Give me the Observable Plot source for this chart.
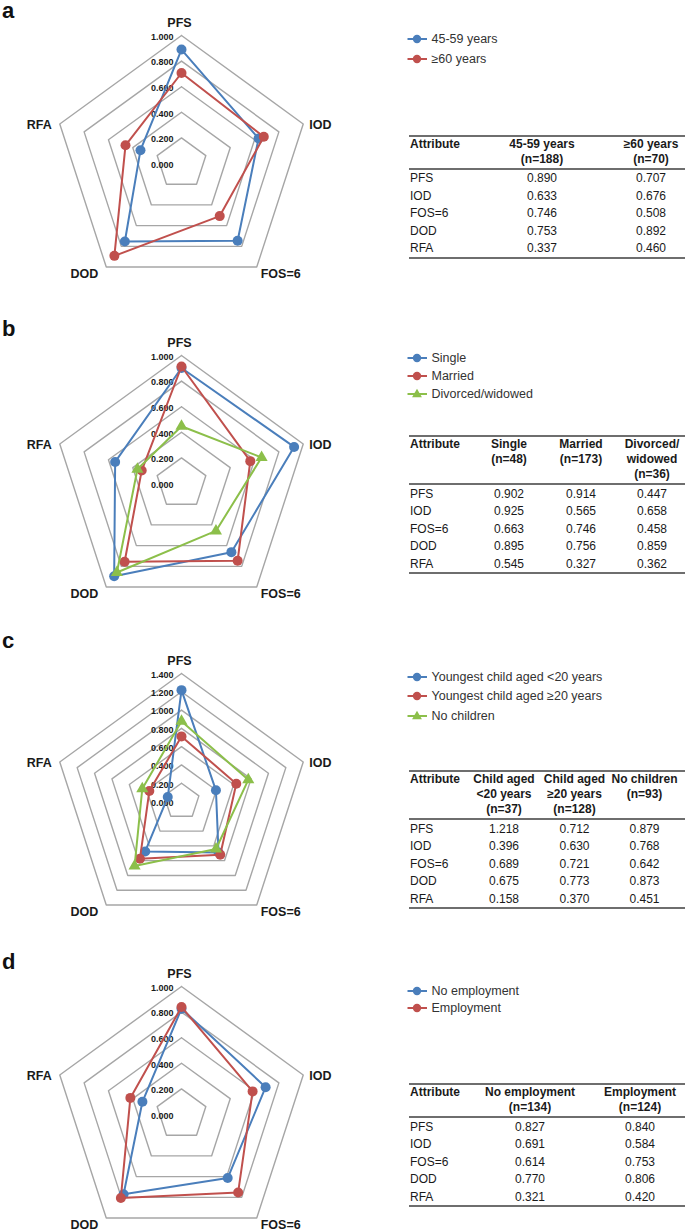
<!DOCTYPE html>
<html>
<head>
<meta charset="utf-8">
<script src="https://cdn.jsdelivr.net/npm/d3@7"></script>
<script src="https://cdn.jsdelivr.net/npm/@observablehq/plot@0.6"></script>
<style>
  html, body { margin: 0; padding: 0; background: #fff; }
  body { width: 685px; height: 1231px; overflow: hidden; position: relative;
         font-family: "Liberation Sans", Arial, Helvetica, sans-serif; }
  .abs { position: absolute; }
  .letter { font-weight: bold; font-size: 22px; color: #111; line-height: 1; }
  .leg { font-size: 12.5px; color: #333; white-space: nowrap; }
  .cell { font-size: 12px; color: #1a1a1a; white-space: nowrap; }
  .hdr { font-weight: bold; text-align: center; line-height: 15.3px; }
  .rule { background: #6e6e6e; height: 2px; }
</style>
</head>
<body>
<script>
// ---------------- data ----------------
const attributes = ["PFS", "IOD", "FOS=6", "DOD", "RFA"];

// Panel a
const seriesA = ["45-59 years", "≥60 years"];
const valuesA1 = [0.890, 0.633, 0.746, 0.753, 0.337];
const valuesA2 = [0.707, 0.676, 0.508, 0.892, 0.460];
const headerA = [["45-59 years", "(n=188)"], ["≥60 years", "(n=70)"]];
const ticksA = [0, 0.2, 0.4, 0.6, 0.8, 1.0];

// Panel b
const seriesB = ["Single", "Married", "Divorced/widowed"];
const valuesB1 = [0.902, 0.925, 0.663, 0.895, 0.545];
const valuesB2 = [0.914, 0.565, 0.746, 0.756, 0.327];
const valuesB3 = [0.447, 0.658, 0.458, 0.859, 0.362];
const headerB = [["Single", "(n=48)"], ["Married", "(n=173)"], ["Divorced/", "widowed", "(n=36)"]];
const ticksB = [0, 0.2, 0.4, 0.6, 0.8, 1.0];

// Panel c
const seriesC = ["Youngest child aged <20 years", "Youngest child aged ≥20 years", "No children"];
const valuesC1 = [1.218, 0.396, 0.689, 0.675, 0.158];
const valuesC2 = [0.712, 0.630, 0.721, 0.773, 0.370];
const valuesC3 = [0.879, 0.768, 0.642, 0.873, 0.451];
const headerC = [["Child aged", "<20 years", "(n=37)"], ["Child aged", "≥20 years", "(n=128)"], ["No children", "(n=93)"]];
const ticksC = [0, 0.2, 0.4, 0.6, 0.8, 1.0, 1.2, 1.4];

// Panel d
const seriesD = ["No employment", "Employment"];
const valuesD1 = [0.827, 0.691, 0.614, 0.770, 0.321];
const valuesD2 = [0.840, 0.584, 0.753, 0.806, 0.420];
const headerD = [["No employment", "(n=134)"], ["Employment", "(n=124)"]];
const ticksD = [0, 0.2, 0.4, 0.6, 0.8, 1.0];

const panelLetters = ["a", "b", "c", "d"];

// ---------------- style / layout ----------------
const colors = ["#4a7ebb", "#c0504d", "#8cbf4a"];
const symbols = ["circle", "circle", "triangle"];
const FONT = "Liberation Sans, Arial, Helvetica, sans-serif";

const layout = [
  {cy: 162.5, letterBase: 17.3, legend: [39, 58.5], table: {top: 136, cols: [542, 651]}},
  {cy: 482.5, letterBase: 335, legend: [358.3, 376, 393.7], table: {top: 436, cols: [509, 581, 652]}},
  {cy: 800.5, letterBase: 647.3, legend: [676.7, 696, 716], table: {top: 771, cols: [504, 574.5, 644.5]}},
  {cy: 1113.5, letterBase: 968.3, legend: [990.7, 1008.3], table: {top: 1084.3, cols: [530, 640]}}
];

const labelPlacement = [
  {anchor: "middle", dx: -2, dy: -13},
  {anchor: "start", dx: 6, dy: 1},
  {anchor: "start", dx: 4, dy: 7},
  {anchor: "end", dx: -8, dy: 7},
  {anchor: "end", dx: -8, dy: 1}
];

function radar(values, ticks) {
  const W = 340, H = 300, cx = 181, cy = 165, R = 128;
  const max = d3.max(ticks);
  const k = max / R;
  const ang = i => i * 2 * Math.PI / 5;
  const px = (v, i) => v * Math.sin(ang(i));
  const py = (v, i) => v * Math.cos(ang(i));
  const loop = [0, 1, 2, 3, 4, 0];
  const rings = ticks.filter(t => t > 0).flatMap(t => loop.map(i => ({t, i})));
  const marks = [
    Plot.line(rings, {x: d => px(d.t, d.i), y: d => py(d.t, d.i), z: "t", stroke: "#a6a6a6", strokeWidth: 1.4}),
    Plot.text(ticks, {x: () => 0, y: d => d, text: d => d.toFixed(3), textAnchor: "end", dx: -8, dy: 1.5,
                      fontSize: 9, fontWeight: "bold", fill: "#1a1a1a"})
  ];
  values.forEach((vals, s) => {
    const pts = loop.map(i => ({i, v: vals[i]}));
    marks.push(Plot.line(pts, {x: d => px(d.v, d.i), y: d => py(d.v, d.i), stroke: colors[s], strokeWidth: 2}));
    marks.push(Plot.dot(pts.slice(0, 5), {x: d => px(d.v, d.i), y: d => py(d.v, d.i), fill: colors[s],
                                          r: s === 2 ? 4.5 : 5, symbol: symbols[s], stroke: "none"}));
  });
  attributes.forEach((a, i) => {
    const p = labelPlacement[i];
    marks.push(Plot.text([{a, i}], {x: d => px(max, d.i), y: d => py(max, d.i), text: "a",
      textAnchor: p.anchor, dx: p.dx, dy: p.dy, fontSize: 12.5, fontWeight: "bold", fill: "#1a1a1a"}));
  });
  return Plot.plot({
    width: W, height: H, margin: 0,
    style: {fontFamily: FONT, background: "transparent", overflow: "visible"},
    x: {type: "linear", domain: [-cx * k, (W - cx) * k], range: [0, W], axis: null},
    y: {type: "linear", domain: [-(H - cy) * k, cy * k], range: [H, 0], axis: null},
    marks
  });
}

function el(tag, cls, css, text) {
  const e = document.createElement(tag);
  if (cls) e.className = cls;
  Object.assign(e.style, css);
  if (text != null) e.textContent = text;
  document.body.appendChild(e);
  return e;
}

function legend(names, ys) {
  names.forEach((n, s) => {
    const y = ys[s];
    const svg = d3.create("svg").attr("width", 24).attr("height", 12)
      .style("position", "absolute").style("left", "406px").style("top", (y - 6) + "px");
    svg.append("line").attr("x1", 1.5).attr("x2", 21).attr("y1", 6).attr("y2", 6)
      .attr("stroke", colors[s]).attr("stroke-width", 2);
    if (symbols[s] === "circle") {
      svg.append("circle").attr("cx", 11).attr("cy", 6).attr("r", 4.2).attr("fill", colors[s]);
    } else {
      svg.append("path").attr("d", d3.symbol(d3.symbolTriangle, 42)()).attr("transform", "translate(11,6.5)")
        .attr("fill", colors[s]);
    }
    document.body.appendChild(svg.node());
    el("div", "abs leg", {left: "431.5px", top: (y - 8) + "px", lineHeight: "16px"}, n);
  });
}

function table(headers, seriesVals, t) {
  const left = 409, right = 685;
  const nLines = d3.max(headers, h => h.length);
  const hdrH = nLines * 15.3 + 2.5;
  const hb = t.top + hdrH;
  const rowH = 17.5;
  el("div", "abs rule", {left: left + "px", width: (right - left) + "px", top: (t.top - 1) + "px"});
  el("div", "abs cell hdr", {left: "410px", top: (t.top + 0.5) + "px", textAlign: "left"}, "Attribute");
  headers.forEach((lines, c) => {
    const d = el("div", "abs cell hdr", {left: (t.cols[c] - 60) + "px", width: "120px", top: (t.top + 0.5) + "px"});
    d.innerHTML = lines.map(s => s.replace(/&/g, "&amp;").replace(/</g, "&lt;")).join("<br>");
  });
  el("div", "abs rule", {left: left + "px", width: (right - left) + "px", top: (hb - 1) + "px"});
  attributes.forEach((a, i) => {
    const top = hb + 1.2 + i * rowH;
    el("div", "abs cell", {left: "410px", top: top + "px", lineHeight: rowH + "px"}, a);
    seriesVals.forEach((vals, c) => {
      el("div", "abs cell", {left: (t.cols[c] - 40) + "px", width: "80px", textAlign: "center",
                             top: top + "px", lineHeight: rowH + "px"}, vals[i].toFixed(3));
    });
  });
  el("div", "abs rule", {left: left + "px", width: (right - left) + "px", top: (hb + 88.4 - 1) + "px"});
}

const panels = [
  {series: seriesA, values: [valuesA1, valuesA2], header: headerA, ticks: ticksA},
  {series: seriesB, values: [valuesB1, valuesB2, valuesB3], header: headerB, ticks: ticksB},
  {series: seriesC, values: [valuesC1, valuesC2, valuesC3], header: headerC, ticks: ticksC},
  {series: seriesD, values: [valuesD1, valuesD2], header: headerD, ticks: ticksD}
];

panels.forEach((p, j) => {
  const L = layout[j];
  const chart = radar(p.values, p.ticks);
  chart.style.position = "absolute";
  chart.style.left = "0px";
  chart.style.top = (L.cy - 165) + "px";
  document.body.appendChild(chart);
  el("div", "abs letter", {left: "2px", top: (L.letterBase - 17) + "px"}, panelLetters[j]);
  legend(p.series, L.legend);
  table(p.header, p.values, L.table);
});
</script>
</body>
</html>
++++++++++++++++++++
• WHAT YOU HAVE TO DO: Look for the word "chart" and return every line where it occurs.

• WRITTEN RESPONSE:
Give me the Observable Plot source for this chart.
  const chart = radar(p.values, p.ticks);
  chart.style.position = "absolute";
  chart.style.left = "0px";
  chart.style.top = (L.cy - 165) + "px";
  document.body.appendChild(chart);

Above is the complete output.